1 | INTRODUCTION
Computing the three-dimensional structure of protein molecules from
their amino acid sequence first emerged as an aspiration in the 1960s
(1), and since then many different approaches have been tried. CASP
(Critical Assessment of Structure Prediction) was introduced in 1994
with the aim of accelerating progress by rigorously assessing the
performance of methods through a community-wide experiment. Every two
years, members of the experimental community are asked to provide
information about soon-to-be-released structures, and the amino acid
sequence information is passed on to the computational community, with
the challenge of calculating the corresponding three-dimensional atomic
structures. The similarity between computed and experimental structures
is then examined by independent assessors with the support of the UC
Davis Center for CASP (https://predictioncenter.org), the outcome
discussed at an international meeting, and findings published in a
special journal issue. This paper summarizes the results of the
15th experiment, held in 2022, and the authors are the
experiment organizers. Other papers in this issue of PROTEINS are by the
assessors and research groups with leading performances in various
aspects of the experiment. Full details of the experiment, including
targets ad results are at (https://predictioncenter.org). CASP is
complemented by CAMEO (2), a continuous evaluation of computed structure
accuracy that utilizes PDB weekly releases as targets.

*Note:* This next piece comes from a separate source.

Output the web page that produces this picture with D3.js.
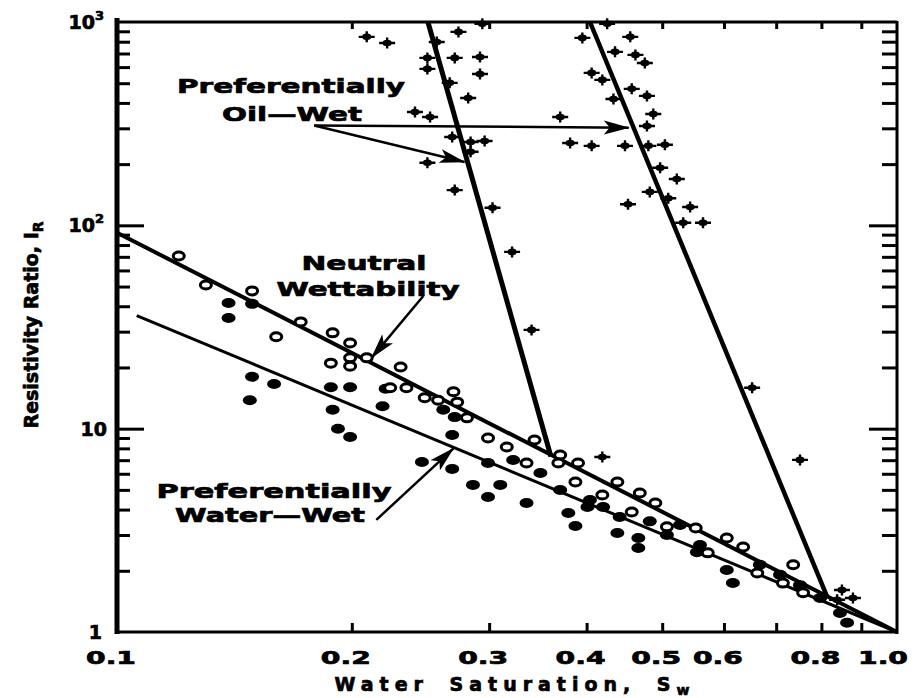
<!DOCTYPE html>
<html>
<head>
<meta charset="utf-8">
<script src="https://cdn.jsdelivr.net/npm/d3@7"></script>
<style>
  body { margin: 0; background: #fff; }
  svg text { font-family: "DejaVu Sans", Arial, sans-serif; font-weight: bold; fill: #000; stroke: #000; stroke-width: 0.7; }
</style>
</head>
<body>
<svg id="chart" width="919" height="698"></svg>
<script>

// points as [Sw, I_R]
var oilWetPoints = [
  [0.294, 979], [0.274, 894], [0.209, 845], [0.222, 789], [0.271, 666], [0.292, 673],
  [0.292, 555], [0.257, 798], [0.250, 666], [0.250, 588], [0.267, 502], [0.282, 423],
  [0.241, 361], [0.252, 341], [0.370, 341], [0.381, 254], [0.269, 272], [0.284, 257],
  [0.296, 260], [0.284, 230], [0.250, 203], [0.271, 149], [0.303, 122], [0.321, 74],
  [0.340, 30.6],
  [0.425, 979], [0.395, 835], [0.455, 845], [0.435, 713], [0.462, 689], [0.475, 629],
  [0.406, 562], [0.419, 519], [0.457, 469], [0.433, 418], [0.478, 433], [0.487, 353],
  [0.478, 308], [0.406, 246], [0.448, 246], [0.480, 246], [0.504, 249], [0.497, 192],
  [0.522, 169], [0.482, 146], [0.452, 127], [0.509, 136], [0.543, 123], [0.532, 103],
  [0.564, 103],
  [0.652, 15.9], [0.419, 7.26], [0.751, 7.02], [0.850, 1.61], [0.878, 1.47], [0.838, 1.44]
];

var neutralPoints = [
  [0.120, 70.7], [0.130, 50.9], [0.149, 47.6], [0.172, 33.5], [0.160, 28.3], [0.189, 29.6],
  [0.199, 26.4], [0.188, 21.0], [0.199, 22.3], [0.199, 20.3], [0.209, 22.3], [0.231, 20.1],
  [0.224, 15.9], [0.235, 15.9], [0.270, 15.2], [0.248, 14.2], [0.258, 13.8], [0.273, 13.5],
  [0.281, 11.3], [0.299, 9.0], [0.316, 8.13], [0.335, 6.78], [0.343, 8.8], [0.370, 7.42],
  [0.368, 6.78], [0.390, 6.78], [0.387, 5.47], [0.438, 5.47], [0.419, 4.72], [0.468, 4.83],
  [0.490, 4.31], [0.457, 3.89], [0.507, 3.29], [0.552, 3.25], [0.605, 2.90], [0.635, 2.62],
  [0.572, 2.45], [0.736, 2.14], [0.662, 1.95], [0.714, 1.74], [0.758, 1.56]
];

var waterWetPoints = [
  [0.139, 41.5], [0.149, 41.1], [0.139, 35.0], [0.149, 18.0], [0.159, 16.6], [0.148, 13.8],
  [0.188, 16.0], [0.199, 16.0], [0.189, 12.4], [0.192, 10.0], [0.199, 9.1], [0.219, 12.9],
  [0.221, 15.7], [0.262, 12.4], [0.271, 11.4], [0.269, 9.31], [0.246, 6.86], [0.269, 6.34],
  [0.286, 5.29], [0.310, 5.29], [0.299, 4.61], [0.335, 4.31], [0.299, 6.78], [0.322, 7.02],
  [0.349, 6.05], [0.379, 3.85], [0.387, 3.32], [0.401, 4.12], [0.420, 4.12], [0.441, 3.68],
  [0.438, 3.07], [0.466, 2.90], [0.466, 2.59], [0.507, 3.00], [0.527, 3.36], [0.554, 2.47],
  [0.605, 2.02], [0.616, 1.74], [0.845, 1.24], [0.863, 1.11],
  [0.370, 4.99], [0.404, 4.46], [0.482, 3.5], [0.559, 2.68], [0.667, 2.14], [0.708, 1.91],
  [0.751, 1.70], [0.797, 1.47]
];

// fitted lines
var oilWetLineA = [[0.2504, 1000], [0.36, 7.3]];
var oilWetLineB = [[0.404, 1000], [0.813, 1.5]];
var neutralLine = [[0.1, 92], [1.0, 1]];
var waterWetLine = [[0.106, 36], [1.0, 1]];

// annotation arrows, [from, to]
var oilArrows = [[[0.179, 310], [0.279, 205]], [[0.179, 310], [0.453, 302]]];
var neutralArrow = [[0.247, 44.9], [0.212, 22.3]];
var waterArrow = [[0.215, 3.56], [0.270, 8.0]];

// axes
var xTickValues = [0.1, 0.2, 0.3, 0.4, 0.5, 0.6, 0.8, 1.0];
var xTickLabels = ["0.1", "0.2", "0.3", "0.4", "0.5", "0.6", "0.8", "1.0"];
var xMinorTicks = [0.2, 0.3, 0.4, 0.5, 0.6, 0.7, 0.8, 0.9];
var yTickValues = [1, 10, 100, 1000];
var yTickLabels = [["1", ""], ["10", ""], ["10", "2"], ["10", "3"]];
var yMajorTicks = [10, 100];

var svg = d3.select("#chart");

var x = d3.scaleLog().domain([0.1, 1]).range([117, 897]);
var y = d3.scaleLog().domain([1, 1000]).range([632, 22]);

var yMinorTicks = [];
[1, 10, 100].forEach(function (d) {
    for (var k = 2; k <= 9; k++) yMinorTicks.push(d * k);
});

// arrowhead
svg.append("defs").append("marker")
    .attr("id", "head")
    .attr("markerUnits", "userSpaceOnUse")
    .attr("viewBox", "0 0 26 16")
    .attr("markerWidth", 26)
    .attr("markerHeight", 16)
    .attr("refX", 25)
    .attr("refY", 8)
    .attr("orient", "auto")
    .append("path")
    .attr("d", "M0,1 L26,8 L0,15 L6,8 Z")
    .attr("fill", "#000");

// ticks (inward) on all four sides
function tickAxis(axis, vals, size, tx, ty) {
    var g = svg.append("g")
        .attr("transform", "translate(" + tx + "," + ty + ")")
        .call(axis.tickValues(vals).tickSize(size).tickFormat(""));
    g.select(".domain").remove();
    g.selectAll(".tick line").attr("stroke", "#000").attr("stroke-width", 3);
    return g;
}
tickAxis(d3.axisLeft(y), yMinorTicks, -13, 117, 0);
tickAxis(d3.axisLeft(y), yMajorTicks, -27, 117, 0);
tickAxis(d3.axisRight(y), yMinorTicks, -15, 897, 0);
tickAxis(d3.axisRight(y), yMajorTicks, -28, 897, 0);
tickAxis(d3.axisBottom(x), xMinorTicks, -9, 0, 632);
tickAxis(d3.axisTop(x), xMinorTicks, -7, 0, 22);

// frame
svg.append("line").attr("x1", 117).attr("x2", 897).attr("y1", 22).attr("y2", 22)
    .attr("stroke", "#000").attr("stroke-width", 3);
svg.append("line").attr("x1", 117).attr("x2", 898).attr("y1", 632).attr("y2", 632)
    .attr("stroke", "#000").attr("stroke-width", 3);
svg.append("line").attr("x1", 117).attr("x2", 117).attr("y1", 18).attr("y2", 634)
    .attr("stroke", "#000").attr("stroke-width", 5);
svg.append("line").attr("x1", 897).attr("x2", 897).attr("y1", 21).attr("y2", 634)
    .attr("stroke", "#000").attr("stroke-width", 3);

// tick labels
svg.selectAll(".xlab").data(xTickValues).enter().append("text")
    .attr("class", "xlab")
    .attr("x", function (d, i) { return i === xTickValues.length - 1 ? x(d) + 11 : x(d) - 6; })
    .attr("y", 664)
    .attr("text-anchor", function (d, i) { return i === xTickValues.length - 1 ? "end" : "middle"; })
    .attr("font-size", 18)
    .attr("textLength", 50)
    .attr("lengthAdjust", "spacingAndGlyphs")
    .text(function (d, i) { return xTickLabels[i]; });

var ylab = svg.selectAll(".ylab").data(yTickValues).enter().append("text")
    .attr("class", "ylab")
    .attr("x", function (d, i) { return yTickLabels[i][1] ? 104 : (d === 1 ? 102 : 107); })
    .attr("y", function (d) { return y(d) + 7; })
    .attr("text-anchor", "end")
    .attr("font-size", 19);
ylab.append("tspan").text(function (d, i) { return yTickLabels[i][0]; });
ylab.append("tspan")
    .attr("font-size", 13)
    .attr("dy", -9)
    .text(function (d, i) { return yTickLabels[i][1]; });

// axis titles
var xt = svg.append("text")
    .attr("x", 515).attr("y", 691)
    .attr("text-anchor", "middle")
    .attr("font-size", 19)
    .attr("letter-spacing", 6)
    .attr("word-spacing", 8);
xt.append("tspan").text("Water Saturation, S");
xt.append("tspan").attr("font-size", 14).attr("dy", 4).text("w");

var yt = svg.append("text")
    .attr("transform", "translate(38,325) rotate(-90)")
    .attr("text-anchor", "middle")
    .attr("font-size", 19);
yt.append("tspan").text("Resistivity Ratio, I");
yt.append("tspan").attr("font-size", 14).attr("dy", 5).text("R");

// lines
var line = d3.line().x(function (d) { return x(d[0]); }).y(function (d) { return y(d[1]); });

svg.append("path").datum(neutralLine).attr("d", line)
    .attr("fill", "none").attr("stroke", "#000").attr("stroke-width", 4);
svg.append("path").datum(waterWetLine).attr("d", line)
    .attr("fill", "none").attr("stroke", "#000").attr("stroke-width", 3);
svg.append("path").datum(oilWetLineA).attr("d", line)
    .attr("fill", "none").attr("stroke", "#000").attr("stroke-width", 5);
svg.append("path").datum(oilWetLineB).attr("d", line)
    .attr("fill", "none").attr("stroke", "#000").attr("stroke-width", 4.5);

// points
svg.append("g").selectAll("g").data(oilWetPoints).enter().append("g")
    .attr("transform", function (d) { return "translate(" + x(d[0]) + "," + y(d[1]) + ")"; })
    .each(function () {
        var g = d3.select(this);
        g.append("path").attr("d", "M-8,0H8M0,-5.5V5.5")
            .attr("stroke", "#000").attr("stroke-width", 2.4);
        g.append("ellipse").attr("rx", 4.5).attr("ry", 3.3).attr("fill", "#000");
    });

svg.append("g").selectAll("ellipse").data(waterWetPoints).enter().append("ellipse")
    .attr("cx", function (d) { return x(d[0]); })
    .attr("cy", function (d) { return y(d[1]); })
    .attr("rx", 7).attr("ry", 5)
    .attr("fill", "#000");

svg.append("g").selectAll("ellipse").data(neutralPoints).enter().append("ellipse")
    .attr("cx", function (d) { return x(d[0]); })
    .attr("cy", function (d) { return y(d[1]); })
    .attr("rx", 5.5).attr("ry", 4)
    .attr("fill", "#fff")
    .attr("stroke", "#000")
    .attr("stroke-width", 3);

// arrows
oilArrows.concat([neutralArrow, waterArrow]).forEach(function (a) {
    svg.append("path").datum(a).attr("d", line)
        .attr("fill", "none").attr("stroke", "#000").attr("stroke-width", 2.5)
        .attr("marker-end", "url(#head)");
});

// annotation labels
function label(txt, cx, by, len) {
    svg.append("text")
        .attr("x", cx).attr("y", by)
        .attr("text-anchor", "middle")
        .attr("font-size", 20)
        .attr("textLength", len)
        .attr("lengthAdjust", "spacingAndGlyphs")
        .text(txt);
}
label("Preferentially", 291, 93, 228);
label("Oil\u2014Wet", 292, 121, 140);
label("Neutral", 364, 270, 125);
label("Wettability", 368, 296, 183);
label("Preferentially", 274, 498, 235);
label("Water\u2014Wet", 270, 522, 190);

</script>
</body>
</html>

CASP has seen massive progress in model accuracy over the course of the
experiments. Initially, through homology modeling methods. But until
recently, there was very limited effectiveness for structures where
homology was not applicable, and accuracy very rarely approached that of
experimental methods. In CASP13 (2018), that began to change
dramatically through the effective application of convolutional neural
networks. That approach resulted in models with correct folds for the
majority of targets (3). That was followed by the introduction of
attention-based networks and other algorithmic advances in CASP14
(2020), resulting in accuracy judged to be competitive with experiment
for about two-thirds of the single protein targets (4). Although
multiple participating research groups made progress in 2020, by far the
most accurate results were obtained with AlphaFold2 (AF2) from the
company DeepMind.
CASP15 (2022) builds on these earlier results. Although agreement with
experiment for single protein structures had largely converged by 2020,
key questions remained. These include whether observed limitations,
particularly for shallow sequence alignments, would be overcome, how
different protocols built around AF2 would perform, and whether other
new methods would match or exceed AF2 performance. Of great interest was
whether and to what extent deep learning methods would prove effective
in addressing other problems in computational structural biology. The
scope of CASP was to allow fuller investigation of that. One of the
areas of most interest for the application of deep learning is that of
protein complexes. For the last five rounds, CASP has included that
category, in collaboration with CAPRI (5). For the first time, this CASP
also includes categories on calculating RNA structure from sequence (in
collaboration with RNA Puzzles (6)) and of calculating the structure of
protein-small ligand complexes, particularly relevant to drug design.
These are both areas where papers have suggested deep learning may make
a major difference (7, 8). CASP also continued its long-standing
category on methods to estimate the accuracy of models with new emphasis
on the estimated accuracy of protein complexes, a critical factor for
structure usefulness. This CASP also includes a new category for
modeling ensembles of macromolecular conformations (9).The original
framing of the protein folding problem was done 50 years ago (1), when
there were only experimental structures for a few small, simple, highly
ordered proteins. We now appreciate that proteins and RNA may adopt
different conformations, both under the same conditions and in response
to changes such as ligand binding or mutations so that speaking of ‘the
conformation’ can become meaningless. Thus, computational methods should
be able to reproduce multiple observed structural states. Results for
all these categories are summarized in this paper; other papers in this
Proteins issue describe detailed assessment results (9-14) and comments
on the outcome by some of those contributing targets (15, 16). The issue
also contains papers by selected participating groups. Some categories
no longer seen as relevant were dropped: contact prediction which is now
an integral part of deep learning methods, and refinement of initial
models. The latter category, although partly successful in earlier
CASPs, in 2020 could not produce models of comparable accuracy to those
obtained with AF2. The ‘data assisted’ and ‘function analysis’
categories, although still relevant, were also not included in this
CASP.
As set out below, this was another very exciting CASP round, with areas
of major progress. There are remaining major limitations in some areas,
but in all there are clear prospects for further progress.